… following a meeting with MFDP
Communities affected by logging concessions have suspended a planned week-long sit-in protest for over US$5.5 million in land rental fees they claimed that the Liberian government owes them. The suspension came after an agreement was reached between them and the Ministry of Finance Development Planning (MFDP).
The protesters, representing 11 concession areas across Liberia, gathered in front of the MFDP on Tuesday, August 3, demanding the government to settle arrears owed them in order to implement some development projects in their respective communities.
The peaceful sit-in protest was organized by the National Union of Communities Forestry Development Committee (NUCFDC), an umbrella organization of Community Forestry Development Committees (CFDC).

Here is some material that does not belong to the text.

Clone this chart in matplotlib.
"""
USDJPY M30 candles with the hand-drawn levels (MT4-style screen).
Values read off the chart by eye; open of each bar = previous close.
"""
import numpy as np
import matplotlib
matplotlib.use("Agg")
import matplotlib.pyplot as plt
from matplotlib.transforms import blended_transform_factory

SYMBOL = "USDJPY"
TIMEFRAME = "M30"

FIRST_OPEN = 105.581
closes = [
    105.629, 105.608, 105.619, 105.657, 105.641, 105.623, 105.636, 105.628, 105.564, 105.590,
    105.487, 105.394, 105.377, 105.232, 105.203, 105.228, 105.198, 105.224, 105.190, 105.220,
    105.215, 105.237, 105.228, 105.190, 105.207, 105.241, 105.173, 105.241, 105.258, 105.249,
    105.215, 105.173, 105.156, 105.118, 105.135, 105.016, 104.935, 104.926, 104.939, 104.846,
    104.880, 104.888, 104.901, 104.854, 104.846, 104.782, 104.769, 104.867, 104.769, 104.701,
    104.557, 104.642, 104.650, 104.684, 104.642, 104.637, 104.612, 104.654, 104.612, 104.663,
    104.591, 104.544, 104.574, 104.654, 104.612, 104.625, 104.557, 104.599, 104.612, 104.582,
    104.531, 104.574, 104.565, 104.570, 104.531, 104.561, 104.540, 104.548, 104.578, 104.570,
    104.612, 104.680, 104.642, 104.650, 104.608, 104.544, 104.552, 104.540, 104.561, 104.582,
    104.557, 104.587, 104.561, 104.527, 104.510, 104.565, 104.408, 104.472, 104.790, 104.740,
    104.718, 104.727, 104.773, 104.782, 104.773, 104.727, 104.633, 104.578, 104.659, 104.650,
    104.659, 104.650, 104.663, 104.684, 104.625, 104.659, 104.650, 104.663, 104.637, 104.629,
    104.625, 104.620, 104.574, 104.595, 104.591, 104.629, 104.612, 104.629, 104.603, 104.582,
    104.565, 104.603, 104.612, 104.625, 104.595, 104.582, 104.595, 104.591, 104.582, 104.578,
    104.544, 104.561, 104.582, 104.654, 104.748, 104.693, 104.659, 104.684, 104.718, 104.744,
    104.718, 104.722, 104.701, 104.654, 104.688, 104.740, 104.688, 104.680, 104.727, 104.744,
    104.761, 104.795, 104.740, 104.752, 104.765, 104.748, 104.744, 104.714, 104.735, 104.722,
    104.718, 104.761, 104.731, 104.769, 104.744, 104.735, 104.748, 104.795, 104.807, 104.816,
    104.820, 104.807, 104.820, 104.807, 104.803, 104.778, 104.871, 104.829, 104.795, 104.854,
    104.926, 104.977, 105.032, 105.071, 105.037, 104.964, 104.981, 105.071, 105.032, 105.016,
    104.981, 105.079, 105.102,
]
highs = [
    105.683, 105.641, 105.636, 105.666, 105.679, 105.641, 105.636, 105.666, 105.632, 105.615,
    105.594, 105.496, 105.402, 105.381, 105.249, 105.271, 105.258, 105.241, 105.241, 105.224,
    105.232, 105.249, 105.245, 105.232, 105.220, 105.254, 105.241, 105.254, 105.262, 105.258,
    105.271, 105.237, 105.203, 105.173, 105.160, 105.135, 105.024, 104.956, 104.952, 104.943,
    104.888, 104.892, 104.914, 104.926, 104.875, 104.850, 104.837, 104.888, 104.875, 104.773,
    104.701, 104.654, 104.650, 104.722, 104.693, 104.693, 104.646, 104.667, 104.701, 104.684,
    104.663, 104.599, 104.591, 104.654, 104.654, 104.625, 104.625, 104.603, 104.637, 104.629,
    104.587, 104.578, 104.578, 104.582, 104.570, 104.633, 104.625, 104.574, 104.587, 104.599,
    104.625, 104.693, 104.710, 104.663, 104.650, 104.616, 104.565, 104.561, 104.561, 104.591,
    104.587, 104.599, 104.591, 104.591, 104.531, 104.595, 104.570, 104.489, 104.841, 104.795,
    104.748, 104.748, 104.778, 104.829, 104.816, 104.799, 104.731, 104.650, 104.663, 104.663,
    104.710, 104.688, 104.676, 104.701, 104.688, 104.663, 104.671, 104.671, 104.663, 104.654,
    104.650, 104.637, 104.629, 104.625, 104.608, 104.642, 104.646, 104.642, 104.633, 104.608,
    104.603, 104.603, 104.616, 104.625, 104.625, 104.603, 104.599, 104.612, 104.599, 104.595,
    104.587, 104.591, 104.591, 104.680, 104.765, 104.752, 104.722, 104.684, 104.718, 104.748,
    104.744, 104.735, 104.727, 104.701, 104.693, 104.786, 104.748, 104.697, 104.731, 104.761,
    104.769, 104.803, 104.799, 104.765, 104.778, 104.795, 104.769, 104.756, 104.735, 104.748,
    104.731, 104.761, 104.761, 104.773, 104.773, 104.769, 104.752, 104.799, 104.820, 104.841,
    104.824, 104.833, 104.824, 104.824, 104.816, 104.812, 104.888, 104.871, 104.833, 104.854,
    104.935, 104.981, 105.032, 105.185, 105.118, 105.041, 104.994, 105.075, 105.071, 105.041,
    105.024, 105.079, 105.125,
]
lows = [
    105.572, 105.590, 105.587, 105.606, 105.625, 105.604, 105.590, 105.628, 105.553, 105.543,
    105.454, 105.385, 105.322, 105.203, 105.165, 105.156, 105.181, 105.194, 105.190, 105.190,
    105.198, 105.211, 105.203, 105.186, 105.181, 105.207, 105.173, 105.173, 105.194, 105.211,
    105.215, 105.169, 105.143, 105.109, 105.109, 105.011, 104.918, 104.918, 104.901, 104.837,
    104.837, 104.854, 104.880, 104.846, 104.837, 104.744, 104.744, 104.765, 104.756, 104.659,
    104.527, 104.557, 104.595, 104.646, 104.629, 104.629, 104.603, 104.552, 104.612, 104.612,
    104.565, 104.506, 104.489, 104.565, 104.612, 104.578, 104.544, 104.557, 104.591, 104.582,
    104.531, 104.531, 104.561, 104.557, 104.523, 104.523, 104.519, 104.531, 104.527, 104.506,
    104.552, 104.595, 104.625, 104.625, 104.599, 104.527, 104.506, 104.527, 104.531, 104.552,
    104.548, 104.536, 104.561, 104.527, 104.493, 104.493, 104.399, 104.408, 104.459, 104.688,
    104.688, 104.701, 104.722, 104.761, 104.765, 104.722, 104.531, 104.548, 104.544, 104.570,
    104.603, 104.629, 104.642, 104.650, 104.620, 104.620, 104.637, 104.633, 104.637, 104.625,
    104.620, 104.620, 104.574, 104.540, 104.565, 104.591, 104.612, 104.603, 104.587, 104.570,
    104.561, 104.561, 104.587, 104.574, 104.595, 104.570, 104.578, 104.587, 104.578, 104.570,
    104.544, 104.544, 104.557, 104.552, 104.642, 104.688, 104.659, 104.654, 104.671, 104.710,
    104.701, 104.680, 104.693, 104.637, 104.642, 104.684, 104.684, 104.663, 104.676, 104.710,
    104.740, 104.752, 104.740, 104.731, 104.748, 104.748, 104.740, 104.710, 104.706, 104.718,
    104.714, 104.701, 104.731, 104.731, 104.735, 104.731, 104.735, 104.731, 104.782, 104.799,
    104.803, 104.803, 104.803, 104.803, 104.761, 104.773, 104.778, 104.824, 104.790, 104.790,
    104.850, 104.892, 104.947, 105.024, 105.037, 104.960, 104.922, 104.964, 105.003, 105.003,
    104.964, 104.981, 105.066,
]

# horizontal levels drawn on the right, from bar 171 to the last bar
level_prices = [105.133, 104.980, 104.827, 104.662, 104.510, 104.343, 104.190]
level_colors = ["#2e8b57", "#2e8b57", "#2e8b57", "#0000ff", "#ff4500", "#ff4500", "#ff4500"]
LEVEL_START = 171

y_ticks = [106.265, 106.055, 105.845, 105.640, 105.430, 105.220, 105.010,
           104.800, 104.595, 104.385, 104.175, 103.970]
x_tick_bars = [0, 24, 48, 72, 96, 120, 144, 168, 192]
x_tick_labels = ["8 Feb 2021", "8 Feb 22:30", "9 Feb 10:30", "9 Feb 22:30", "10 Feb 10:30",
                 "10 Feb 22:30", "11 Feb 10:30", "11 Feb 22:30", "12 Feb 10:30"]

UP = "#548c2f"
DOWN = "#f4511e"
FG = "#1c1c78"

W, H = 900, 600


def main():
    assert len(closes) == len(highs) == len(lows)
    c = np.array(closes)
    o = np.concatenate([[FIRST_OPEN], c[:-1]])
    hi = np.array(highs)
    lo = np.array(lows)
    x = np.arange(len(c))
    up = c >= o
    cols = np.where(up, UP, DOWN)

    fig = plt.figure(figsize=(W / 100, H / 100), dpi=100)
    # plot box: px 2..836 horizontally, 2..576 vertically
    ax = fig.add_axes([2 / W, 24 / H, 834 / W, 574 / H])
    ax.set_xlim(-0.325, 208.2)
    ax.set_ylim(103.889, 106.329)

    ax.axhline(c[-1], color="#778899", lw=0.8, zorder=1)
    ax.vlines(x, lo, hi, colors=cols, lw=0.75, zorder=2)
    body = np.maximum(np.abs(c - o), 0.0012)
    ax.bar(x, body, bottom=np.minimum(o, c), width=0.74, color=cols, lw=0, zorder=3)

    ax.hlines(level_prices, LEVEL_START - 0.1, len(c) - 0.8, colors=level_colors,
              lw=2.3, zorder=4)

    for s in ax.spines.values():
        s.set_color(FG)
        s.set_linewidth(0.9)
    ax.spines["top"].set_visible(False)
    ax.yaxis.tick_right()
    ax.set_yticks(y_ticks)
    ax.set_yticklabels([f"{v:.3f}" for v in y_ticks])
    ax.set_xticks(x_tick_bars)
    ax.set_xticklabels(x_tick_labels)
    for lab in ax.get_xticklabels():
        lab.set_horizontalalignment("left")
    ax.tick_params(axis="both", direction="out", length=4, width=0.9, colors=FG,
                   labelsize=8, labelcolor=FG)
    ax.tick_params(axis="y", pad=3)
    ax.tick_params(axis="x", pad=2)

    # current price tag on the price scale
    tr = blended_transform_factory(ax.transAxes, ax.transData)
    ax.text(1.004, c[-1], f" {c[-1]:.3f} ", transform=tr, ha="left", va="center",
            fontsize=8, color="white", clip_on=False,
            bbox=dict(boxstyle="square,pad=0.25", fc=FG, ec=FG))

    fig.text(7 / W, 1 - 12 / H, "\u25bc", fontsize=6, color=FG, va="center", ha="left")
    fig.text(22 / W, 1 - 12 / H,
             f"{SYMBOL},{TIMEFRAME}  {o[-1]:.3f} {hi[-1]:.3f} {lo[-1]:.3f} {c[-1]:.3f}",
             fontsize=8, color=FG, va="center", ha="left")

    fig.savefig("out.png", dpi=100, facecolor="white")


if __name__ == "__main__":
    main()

Speaking to reporters, Andrew Zelemen, the head of secretariat, said they are requesting the government to ensure that US$2.2 million is apportioned into the current special budget that is being debated by members of the Legislature.

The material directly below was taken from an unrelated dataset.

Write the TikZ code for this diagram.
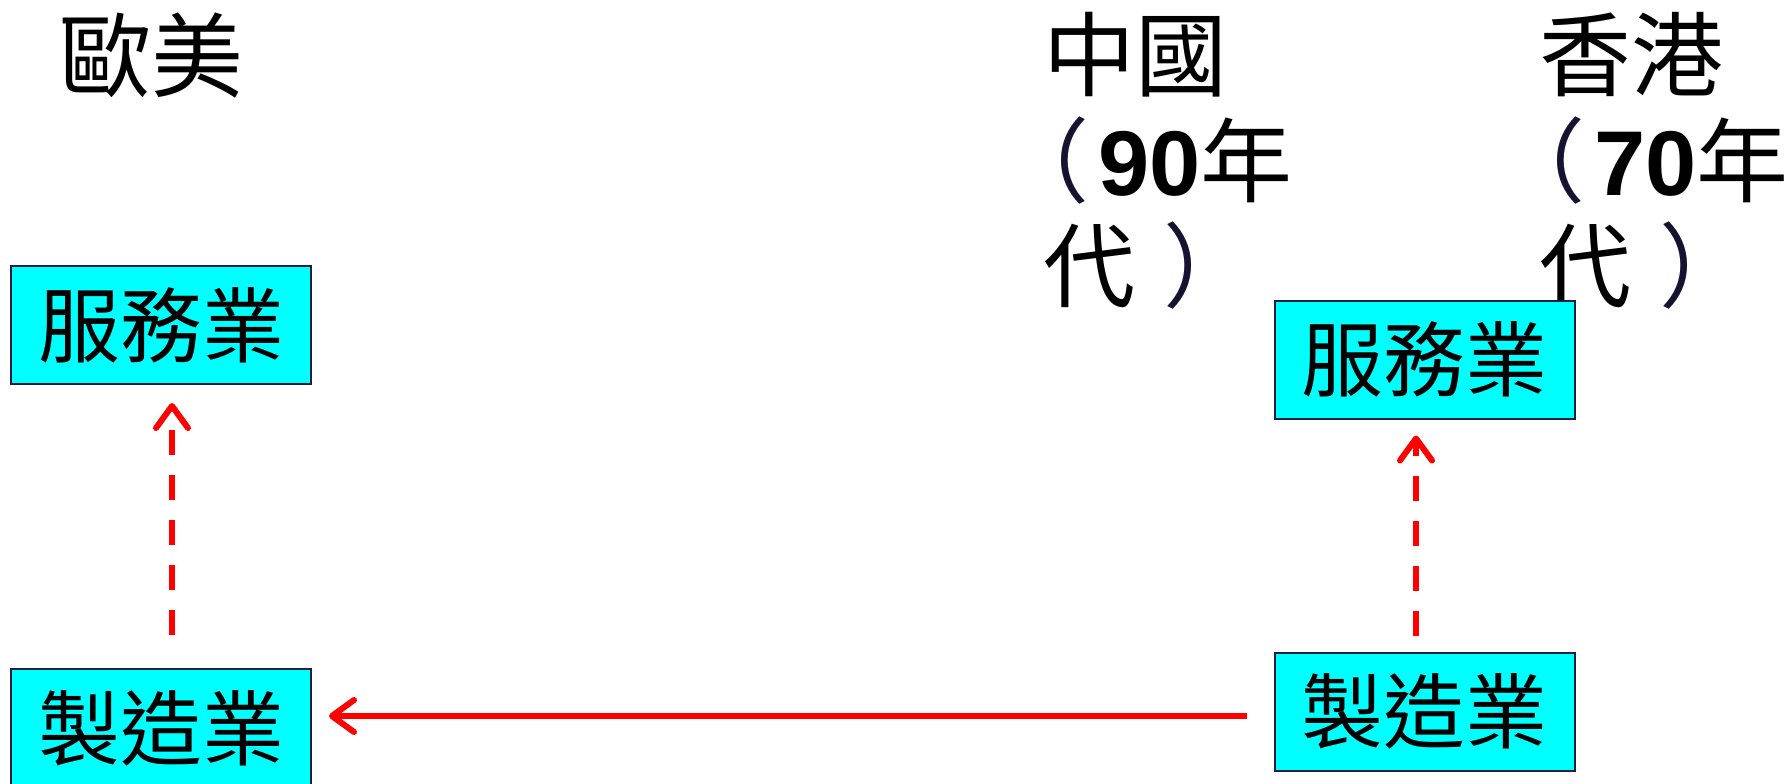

“We understand that the country is being faced with economic constraints. But at the moment and because of the need for continuous developments in communities where the concessions are in operation, we would like the government to prioritize payment of some of the arrears they owe us,” he said.

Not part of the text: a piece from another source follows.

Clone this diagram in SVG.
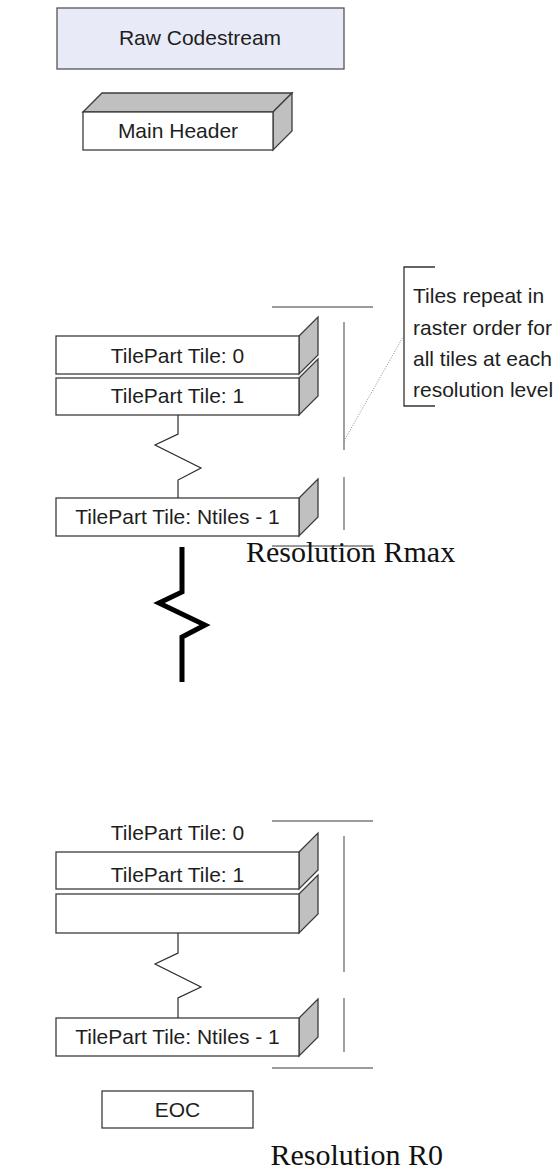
<svg xmlns="http://www.w3.org/2000/svg" width="558" height="1171" viewBox="0 0 558 1171">
<style>
.box{fill:#ffffff;stroke:#3c3c3c;stroke-width:1.3}
.side{fill:#c0c0c0;stroke:#3c3c3c;stroke-width:1.3;stroke-linejoin:miter}
.lbl{font-family:"Liberation Sans",Arial,sans-serif;font-size:21px;fill:#1e1e1e;text-anchor:middle}
.note{font-family:"Liberation Sans",Arial,sans-serif;font-size:21px;fill:#1e1e1e}
.res{font-family:"Liberation Serif","Times New Roman",serif;font-size:30px;fill:#111}
.gl{stroke:#7a7a7a;stroke-width:1.4;fill:none}
.zz{stroke:#2a2a2a;stroke-width:1.2;fill:none}
</style>
<rect width="558" height="1171" fill="#ffffff"/>

<g id="raw-codestream">
<rect x="57" y="8" width="287" height="61" fill="#e8ebf7" stroke="#555" stroke-width="1.3"/>
<text class="lbl" x="200" y="45">Raw Codestream</text>
</g>

<g id="main-header">
<polygon class="side" points="83,112 102,93 292,93 273,112"/>
<polygon class="side" points="273,112 292,93 292,131 273,150"/>
<rect class="box" x="83" y="112" width="190" height="38"/>
<text class="lbl" x="178" y="138">Main Header</text>
</g>

<g id="rmax-tile0">
<polygon class="side" points="299,336 318,317 318,355 299,374"/>
<rect class="box" x="56" y="336" width="243" height="38"/>
<text class="lbl" x="177.5" y="363">TilePart Tile: 0</text>
</g>
<g id="rmax-tile1">
<polygon class="side" points="299,378 318,359 318,396 299,415"/>
<rect class="box" x="56" y="378" width="243" height="37"/>
<text class="lbl" x="177.5" y="403">TilePart Tile: 1</text>
</g>
<g id="rmax-tileN">
<polygon class="side" points="299,498 318,479 318,517 299,536"/>
<rect class="box" x="56" y="498" width="243" height="38"/>
<text class="lbl" x="177.5" y="524">TilePart Tile: Ntiles - 1</text>
</g>

<g id="note">
<path d="M435,267 H404 V406 H435" fill="none" stroke="#333" stroke-width="1.3"/>
<text class="note" x="413" y="303">Tiles repeat in</text>
<text class="note" x="413" y="334.5">raster order for</text>
<text class="note" x="413" y="366">all tiles at each</text>
<text class="note" x="413" y="397">resolution level</text>
</g>

<g id="label-rmax">
<line class="gl" x1="272" y1="546" x2="373" y2="546"/>
<text class="res" x="246" y="562">Resolution Rmax</text>
</g>

<g id="r0-tile0">
<text class="lbl" x="177.5" y="840">TilePart Tile: 0</text>
</g>
<g id="r0-tile1">
<polygon class="side" points="299,852 318,833 318,870 299,889"/>
<rect class="box" x="56" y="852" width="243" height="37"/>
<text class="lbl" x="177.5" y="882">TilePart Tile: 1</text>
</g>
<g id="r0-empty">
<polygon class="side" points="299,894 318,875 318,914 299,933"/>
<rect class="box" x="56" y="894" width="243" height="39"/>
</g>
<g id="r0-tileN">
<polygon class="side" points="299,1018 318,999 318,1037 299,1056"/>
<rect class="box" x="56" y="1018" width="243" height="38"/>
<text class="lbl" x="177.5" y="1044">TilePart Tile: Ntiles - 1</text>
</g>

<g id="eoc">
<rect class="box" x="102" y="1091" width="151" height="37"/>
<text class="lbl" x="177.5" y="1117">EOC</text>
</g>

<g id="label-r0">
<text class="res" x="443" y="1165" text-anchor="end">Resolution R0</text>
</g>

<g id="connectors">
<polyline class="zz" points="178,415 178,434 155,445 201,468 178,480 178,498"/>
<polyline points="182,547 182,592 159,603 205,625 182,637 182,682" fill="none" stroke="#000" stroke-width="5" stroke-linejoin="miter"/>
<polyline class="zz" points="178,933 178,953 155,964 201,987 178,998 178,1018"/>
<line class="gl" x1="272" y1="307" x2="373" y2="307"/>
<line class="gl" x1="344" y1="322" x2="344" y2="450"/>
<line class="gl" x1="344" y1="477" x2="344" y2="530"/>
<line x1="344" y1="441" x2="403" y2="337" stroke="#8a8a8a" stroke-width="1" stroke-dasharray="1,1.5"/>
<line class="gl" x1="272" y1="821" x2="373" y2="821"/>
<line class="gl" x1="344" y1="836" x2="344" y2="972"/>
<line class="gl" x1="344" y1="998" x2="344" y2="1052"/>
<line class="gl" x1="272" y1="1068" x2="373" y2="1068"/>
</g>
</svg>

Mr. Zelemen said that since 2017, the government has yet to remit the 30 percent land rental fees that belong to communities affected by concessions.
Accordingly, the Forestry Reform Act of 2016 mandates the government to give back to the communities 30 percent of the money collected by the government through the Forestry Development Authority and the Central Bank of Liberia.
But it is reported that since the ascension of the Administration of President George Manneh Weah, communities affected by concessions are yet to get their just benefits, a situation the affected communities have considered as a violation of their rights.
The affected forest communities, after three years of attempts to engage the Ministry of Finance and the Legislature, did not prove fruitful.
The protesters gathered with placards bearing several inscriptions: “Gov’t when will you pay back our money; respect the forest reform law, logging will not continue if we do not get our money. Respect the rights of the poor.”
Responding to the Protesters’ concerns, the Comptroller and Accountant General of Liberia, Atty. Janga Kowo, asked the representatives of the affected forest communities to give his ministry a chance to look into the matter.
Mr. Kowo, who claimed that he was not aware of the situation since he took over as comptroller general, promised to brief the Finance Minister on the issue. He told reporters that the government remains committed to addressing the plight of the citizens.
“This government is cognizant of the conditions of the citizens because of the Pro Poor Agenda for Prosperity and Development. We will make sure that the communities get their just benefits from their forests,” Kowo told reporters.
Meanwhile, the protesters have given authorities of the Finance Ministry one week to look into their situation. According to them, if nothing is done by the Ministry to provide positive feedback, they will continue the peaceful protest before the Ministry.
Moreover, they have said that if the government does not consider their request to apportion money in the special national budget, their next course of action will be that concessions will not operate in their respective areas until the government can meet their demand.